Nov 30, 2004 4:12 AM

Look for Mandalay Resort Group casinos to be integrated into the existing MGM Mirage network without the creation of a separate division.

The Group will generally be run by the people in control now, answering perhaps to either John Redmond or Bobby Baldwin, who are the top people at the MGM Grand and Mirage Resorts divisions, respectively.

This is off-the-record, since nothing official can be said for months. The acquisition by MGM of all that’s Mandalay will not be completed before the first or second quarter of 2005.

But it now seems likely we won’t see the creation of a separate division with the co-equal status that MGM Mirage gave Mirage Resorts in 1990.

Mandalay Resorts President and CFO Glenn Schaeffer is not expected to remain, although his plans continue to resemble a mystery wrapped inside an enigma. The last several years he has effectively fronted a company for senior officials who would just as soon not be seen or heard.

He’s said publicly his only goal is to get the merger completed in a fashion that benefits shareholders ”¦ yadda, yadda, yadda.

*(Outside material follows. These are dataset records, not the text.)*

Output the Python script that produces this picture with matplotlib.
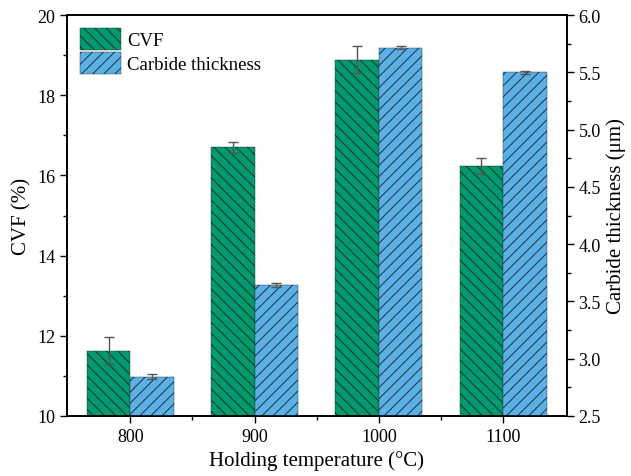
import numpy as np
import matplotlib.pyplot as plt
from matplotlib.ticker import MultipleLocator, FixedLocator

# data
temps = ["800", "900", "1000", "1100"]
cvf = [11.63, 16.70, 18.89, 16.23]
cvf_err = [0.33, 0.13, 0.34, 0.20]
thickness = [2.843, 3.643, 5.717, 5.500]
thickness_err = [0.02, 0.015, 0.01, 0.012]

plt.rcParams['font.family'] = ['Liberation Serif', 'DejaVu Serif']
plt.rcParams['hatch.linewidth'] = 0.7

green = "#009A6E"
blue = "#5BB1E6"

fig, ax = plt.subplots(figsize=(6.31, 4.77), dpi=100)
fig.subplots_adjust(left=0.106, right=0.898, top=0.966, bottom=0.126)
ax2 = ax.twinx()

x = np.arange(len(temps))
w = 0.35

b1 = ax.bar(x - w / 2, cvf, w, color=green, hatch="\\\\\\", edgecolor="#1f2f2a",
            linewidth=0.3, label="CVF", zorder=2)
ax.errorbar(x - w / 2, cvf, yerr=cvf_err, fmt="none", ecolor="#555555",
            elinewidth=1, capsize=3.5, capthick=1, zorder=3)
b2 = ax2.bar(x + w / 2, thickness, w, color=blue, hatch="///", edgecolor="#1f2f3a",
             linewidth=0.3, label="Carbide thickness", zorder=2)
ax2.errorbar(x + w / 2, thickness, yerr=thickness_err, fmt="none", ecolor="#555555",
             elinewidth=1, capsize=3.5, capthick=1, zorder=3)

ax.set_xlim(-0.51, 3.51)
ax.set_ylim(10, 20)
ax2.set_ylim(2.5, 6.0)

ax.set_xticks(x)
ax.set_xticklabels(temps)
ax.xaxis.set_minor_locator(FixedLocator(x[:-1] + 0.5))
ax.yaxis.set_major_locator(MultipleLocator(2))
ax.yaxis.set_minor_locator(MultipleLocator(1))
ax2.yaxis.set_major_locator(MultipleLocator(0.5))
ax2.yaxis.set_minor_locator(MultipleLocator(0.25))
ax2.set_yticklabels([f"{v:.1f}" for v in ax2.get_yticks()])

for a in (ax, ax2):
    a.tick_params(which="major", direction="out", length=5, width=1, labelsize=13)
    a.tick_params(which="minor", direction="out", length=3, width=1)
    for s in a.spines.values():
        s.set_linewidth(1.2)

ax.set_xlabel("Holding temperature (°C)", fontsize=15)
ax.set_ylabel("CVF (%)", fontsize=15)
ax2.set_ylabel("Carbide thickness (μm)", fontsize=15)

ax.legend([b1, b2], ["CVF", "Carbide thickness"], loc="upper left", frameon=False,
          fontsize=13.5, handlelength=2.2, handleheight=1.4, handletextpad=0.3,
          labelspacing=0.1, borderaxespad=0.3, bbox_to_anchor=(0.0, 1.0))

plt.savefig("out.png", dpi=100)
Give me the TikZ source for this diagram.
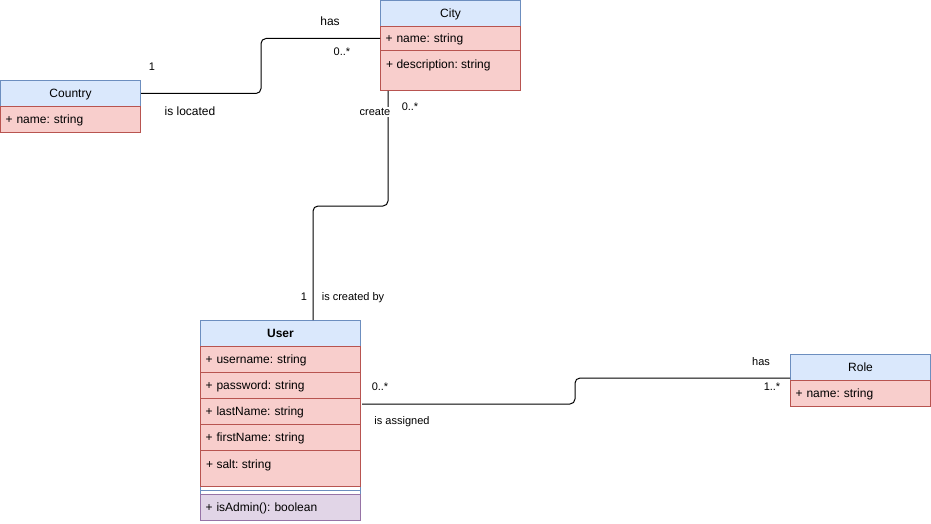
\documentclass[tikz,border=0pt]{standalone}
\usepackage{fontspec}
\setmainfont{Liberation Sans}
\usepackage{xcolor}
\definecolor{headfill}{HTML}{DAE8FC}
\definecolor{headline}{HTML}{6C8EBF}
\definecolor{attrfill}{HTML}{F8CECC}
\definecolor{attrline}{HTML}{B85450}
\definecolor{opfill}{HTML}{E1D5E7}
\definecolor{opline}{HTML}{9673A6}
\tikzset{
  every node/.style={
    text=black, font=\fontsize{12}{14}\selectfont
  },
  head/.style={draw=headline, fill=headfill, line width=1pt, anchor=north west,
    minimum width=140pt, minimum height=26pt, inner sep=0pt, align=center,
    text depth=0pt},
  attr/.style={draw=attrline, fill=attrfill, line width=1pt, anchor=north west,
    minimum width=140pt, minimum height=26pt, text width=130pt, inner xsep=5pt,
    inner ysep=0pt, align=left, text depth=0pt},
  op/.style={attr, draw=opline, fill=opfill},
  wide/.style={minimum width=160pt, text width=150pt},
  rowtext/.style={anchor=west, inner sep=0pt, text depth=0pt},
  assoc/.style={draw=black, line width=1pt, rounded corners=5pt},
  small/.style={font=\fontsize{11}{13}\selectfont, inner sep=1pt}
}
\begin{document}
\frenchspacing
\begin{tikzpicture}[x=1pt,y=-1pt]
    \useasboundingbox[fill=white] (0,0) rectangle (931,524);
    % Country
    \node[head] (country) at (0,80) {Country};
    \node[attr] (countryname) at (0,106) {+ name: string};
    % City
    \node[head] (city) at (380,0) {City};
    \node[attr, minimum height=24pt] (cityname) at (380,26) {+ name: string};
    \node[attr, minimum height=40pt] (citydesc) at (380,50) {};
    \node[rowtext] (citydesctext) at (386,64) {+ description: string};
    % User
    \node[draw=headline, fill=white, line width=1pt, anchor=north west,
      minimum width=160pt, minimum height=200pt, inner sep=0pt] (userbox) at (200,320) {};
    \node[head, wide] (user) at (200,320) {\textbf{User}};
    \node[attr, wide] (username) at (200,346) {+ username: string};
    \node[attr, wide] (password) at (200,372) {+ password: string};
    \node[attr, wide] (lastname) at (200,398) {+ lastName: string};
    \node[attr, wide] (firstname) at (200,424) {+ firstName: string};
    \node[attr, wide, minimum height=36pt] (salt) at (200,450) {};
    \node[rowtext] (salttext) at (206,464) {+ salt: string};
    \draw[headline, line width=1pt] (200,490) -- (360,490);
    \node[op, wide] (isadmin) at (200,494) {+ isAdmin(): boolean};
    % Role
    \node[head] (role) at (790,354) {Role};
    \node[attr] (rolename) at (790,380) {+ name: string};
    %\draw[gray, very thin] (0,0) grid[step=50pt] (931,524);
    % associations
    \draw[assoc] (country.east) -- ++(120,0) |- (cityname.west);
    \draw (152,67) node[small] (lblone) {1};
    \draw (190,111) node (lbllocated) {is located};
    \draw (330,21) node (lblhas) {has};
    \draw (342,52) node[small] (lblmany) {0..*};

    \draw[assoc] ([xshift=8pt]citydesc.south west) -- ++(0,115)
      -| ([xshift=113pt]userbox.north west);
    \draw (375,112) node[small, fill=white] (lblcreate) {create};
    \draw (410,107) node[small] (lblcitymany) {0..*};
    \draw (304,297) node[small] (lbluserone) {1};
    \draw (353,298) node[small] (lblcreated) {is created by};

    \coordinate (userout) at (362,404);
    \coordinate (rolein) at (790,378);
    \draw[assoc] (userout) -- ++(213,0) |- (rolein);
    \draw (380,387) node[small] (lblusermany) {0..*};
    \draw (402,422) node[small] (lblassigned) {is assigned};
    \draw (761,362) node[small] (lblrolehas) {has};
    \draw (772,387) node[small] (lblrolemany) {1..*};
\end{tikzpicture}
\end{document}
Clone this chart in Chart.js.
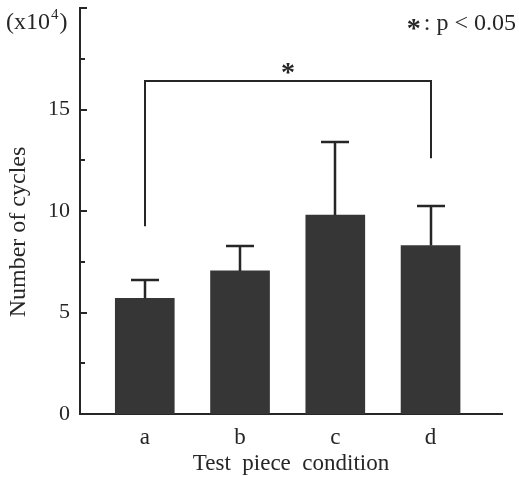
<!DOCTYPE html>
<html>
<head>
<meta charset="utf-8">
<script src="https://cdn.jsdelivr.net/npm/chart.js@4/dist/chart.umd.min.js"></script>
<style>
  body { margin: 0; background: #fff; }
  #wrap { width: 519px; height: 477px; }
</style>
</head>
<body>
<div id="wrap"><canvas id="myChart" width="519" height="477"></canvas></div>
<script>
// Fatigue test: number of cycles (x10^4) per test piece condition

const conditions = ['a', 'b', 'c', 'd']
const meanCycles = [5.7, 7.05, 9.8, 8.3]      // bar heights
const sdCycles = [0.9, 1.25, 3.6, 1.95]       // upper error bars
const yTicks = [0, 2.5, 5, 7.5, 10, 12.5, 15, 17.5, 20]

// significance bracket between a and d
const bracketPair = ['a', 'd']
const bracketTop = 16.4
const bracketEnds = [9.25, 12.6]

const serif = "'Liberation Serif', 'Times New Roman', serif"
const ink = '#262626'

// draws the inward tick marks, error bars, bracket and the text notes
const extras = {
    id: 'extras',
    afterDatasetsDraw(chart) {
        const ctx = chart.ctx
        const x = chart.scales.x
        const y = chart.scales.y
        ctx.save()
        ctx.strokeStyle = ink
        ctx.fillStyle = ink
        ctx.lineWidth = 2

        // ticks pointing into the plot
        y.ticks.forEach(t => {
            const py = Math.round(y.getPixelForValue(t.value))
            const len = t.value % 5 === 0 ? 7 : 5
            ctx.beginPath()
            ctx.moveTo(x.left, py)
            ctx.lineTo(x.left + len, py)
            ctx.stroke()
        })

        // error bars (upper only)
        ctx.lineWidth = 2.5
        const meta = chart.getDatasetMeta(0)
        meta.data.forEach((bar, i) => {
            const top = Math.round(y.getPixelForValue(meanCycles[i] + sdCycles[i]))
            const px = Math.round(bar.x)
            ctx.beginPath()
            ctx.moveTo(px, bar.y)
            ctx.lineTo(px, top)
            ctx.moveTo(px - 14, top)
            ctx.lineTo(px + 14, top)
            ctx.stroke()
        })

        // bracket
        const x1 = Math.round(x.getPixelForValue(conditions.indexOf(bracketPair[0]) + 1))
        const x2 = Math.round(x.getPixelForValue(conditions.indexOf(bracketPair[1]) + 1))
        const yt = Math.round(y.getPixelForValue(bracketTop))
        ctx.lineWidth = 2
        ctx.beginPath()
        ctx.moveTo(x1, y.getPixelForValue(bracketEnds[0]))
        ctx.lineTo(x1, yt)
        ctx.lineTo(x2, yt)
        ctx.lineTo(x2, y.getPixelForValue(bracketEnds[1]))
        ctx.stroke()
        ctx.font = 'bold 28px ' + serif
        ctx.textAlign = 'center'
        ctx.textBaseline = 'alphabetic'
        ctx.fillText('*', (x1 + x2) / 2, yt)

        // unit note
        ctx.textAlign = 'left'
        ctx.font = '24px ' + serif
        let cx = 6
        ctx.fillText('(x10', cx, 29)
        cx += ctx.measureText('(x10').width
        ctx.font = '15px ' + serif
        ctx.fillText('4', cx + 1, 19)
        cx += ctx.measureText('4').width + 2
        ctx.font = '24px ' + serif
        ctx.fillText(')', cx, 29)

        // significance note
        ctx.textAlign = 'right'
        ctx.fillText(': p < 0.05', 516, 30)
        const w = ctx.measureText(': p < 0.05').width
        ctx.font = 'bold 28px ' + serif
        ctx.fillText('*', 516 - w - 3, 37)

        // y axis title
        ctx.font = '24px ' + serif
        ctx.textAlign = 'center'
        ctx.translate(25, 232)
        ctx.rotate(-Math.PI / 2)
        ctx.fillText('Number of cycles', 0, 0)
        ctx.restore()
    }
}

function createChart() {
    const ctx = document.getElementById('myChart')
    new Chart(ctx, {
        type: 'bar',
        data: {
            datasets: [{
                data: meanCycles.map((v, i) => ({ x: i + 1, y: v })),
                backgroundColor: '#363636',
                borderWidth: 0,
                barThickness: 59
            }]
        },
        options: {
            responsive: false,
            animation: false,
            layout: { padding: { top: 8, right: 17, left: 0, bottom: 0 } },
            plugins: { legend: { display: false }, tooltip: { enabled: false } },
            scales: {
                x: {
                    type: 'linear',
                    offset: false,
                    min: 0.32,
                    max: 4.75,
                    afterBuildTicks: s => { s.ticks = conditions.map((c, i) => ({ value: i + 1 })) },
                    afterFit: s => { s.height = 63; s.paddingLeft = 0; s.paddingRight = 0 },
                    grid: { display: false, drawTicks: false, offset: false },
                    border: { display: true, color: ink, width: 2 },
                    ticks: {
                        color: ink,
                        padding: 10,
                        maxRotation: 0,
                        font: { family: serif, size: 23 },
                        callback: v => conditions[v - 1]
                    },
                    title: {
                        display: true,
                        text: 'Test  piece  condition',
                        color: ink,
                        font: { family: serif, size: 23, lineHeight: 1.1 },
                        padding: 0
                    }
                },
                y: {
                    min: 0,
                    max: 20,
                    afterBuildTicks: s => { s.ticks = yTicks.map(v => ({ value: v })) },
                    afterFit: s => { s.width = 80; s.paddingTop = 0; s.paddingBottom = 0 },
                    grid: { display: false, drawTicks: false },
                    border: { display: true, color: ink, width: 2 },
                    ticks: {
                        color: ink,
                        padding: 10,
                        font: { family: serif, size: 22 },
                        callback: v => (v % 5 === 0 && v < 20) ? v : ''
                    }
                }
            }
        },
        plugins: [extras]
    })
}

createChart()
</script>
</body>
</html>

That’s not what the Glenn Schaeffers of the world say or permit to be said on their behalf if they expect to shape strategy for a new company. And he’s been saying "thanks but no thanks" to various interview opportunities.

But, you never know. Perhaps, Schaeffer is truly one of those unresolved issues. He was once "the face of the gaming industry," so far as much of Wall Street was concerned. It could be he’s now content to pass the afternoon sipping lattes at a Starbucks, working on books and screenplays or sparring with scruffy members of the creative set over lunch at Spago.

But Schaeffer and his interests are only part of the second or third storyline here.

MGM Mirage won’t be hurt by niche casinos Circus Circus and Excalibur, and will be very well-served by Mandalay Bay and its high-end add-ons.

Yet, it’s hard to say what will happen to the properties in Laughlin, Mississippi and Illinois. The evolving political and economic conditions in those jurisdictions cloud the picture.

But in Laughlin, the prospects for growth may persuade MGM to retain a presence there. The Mandalay casinos on the Colorado River were among the first and most successful in the area. And remember that Barrick Gaming, the recent buyer of the Golden Nugget Laughlin, expects to plug that casino into a growing network of operations that will include Indian casinos.

But big companies and small companies often have different approaches to life. MGM can afford to sit on this decision for awhile.

The picture in Reno is much clearer. Mandalay interests there will probably be sold as quickly as buyers can be found.

Getting back to the Las Vegas Strip: MGM will end up with two miles of continuous frontage on the west side of the Strip between Russell and Flamingo roads.

Expect the company to create and expand on this stretch of real estate for a good many years to come, probably long after most of those now in charge have moved on.

In the end, MGM Mirage and, yes, the bigger than ever Harrah’s will have sufficient assets to preserve Las Vegas’ top-of-the-mountain status as a travel destination: real estate, money and the imagination to use them creatively.

Enough, in fact, to stave off any threat from the tribal casinos in California.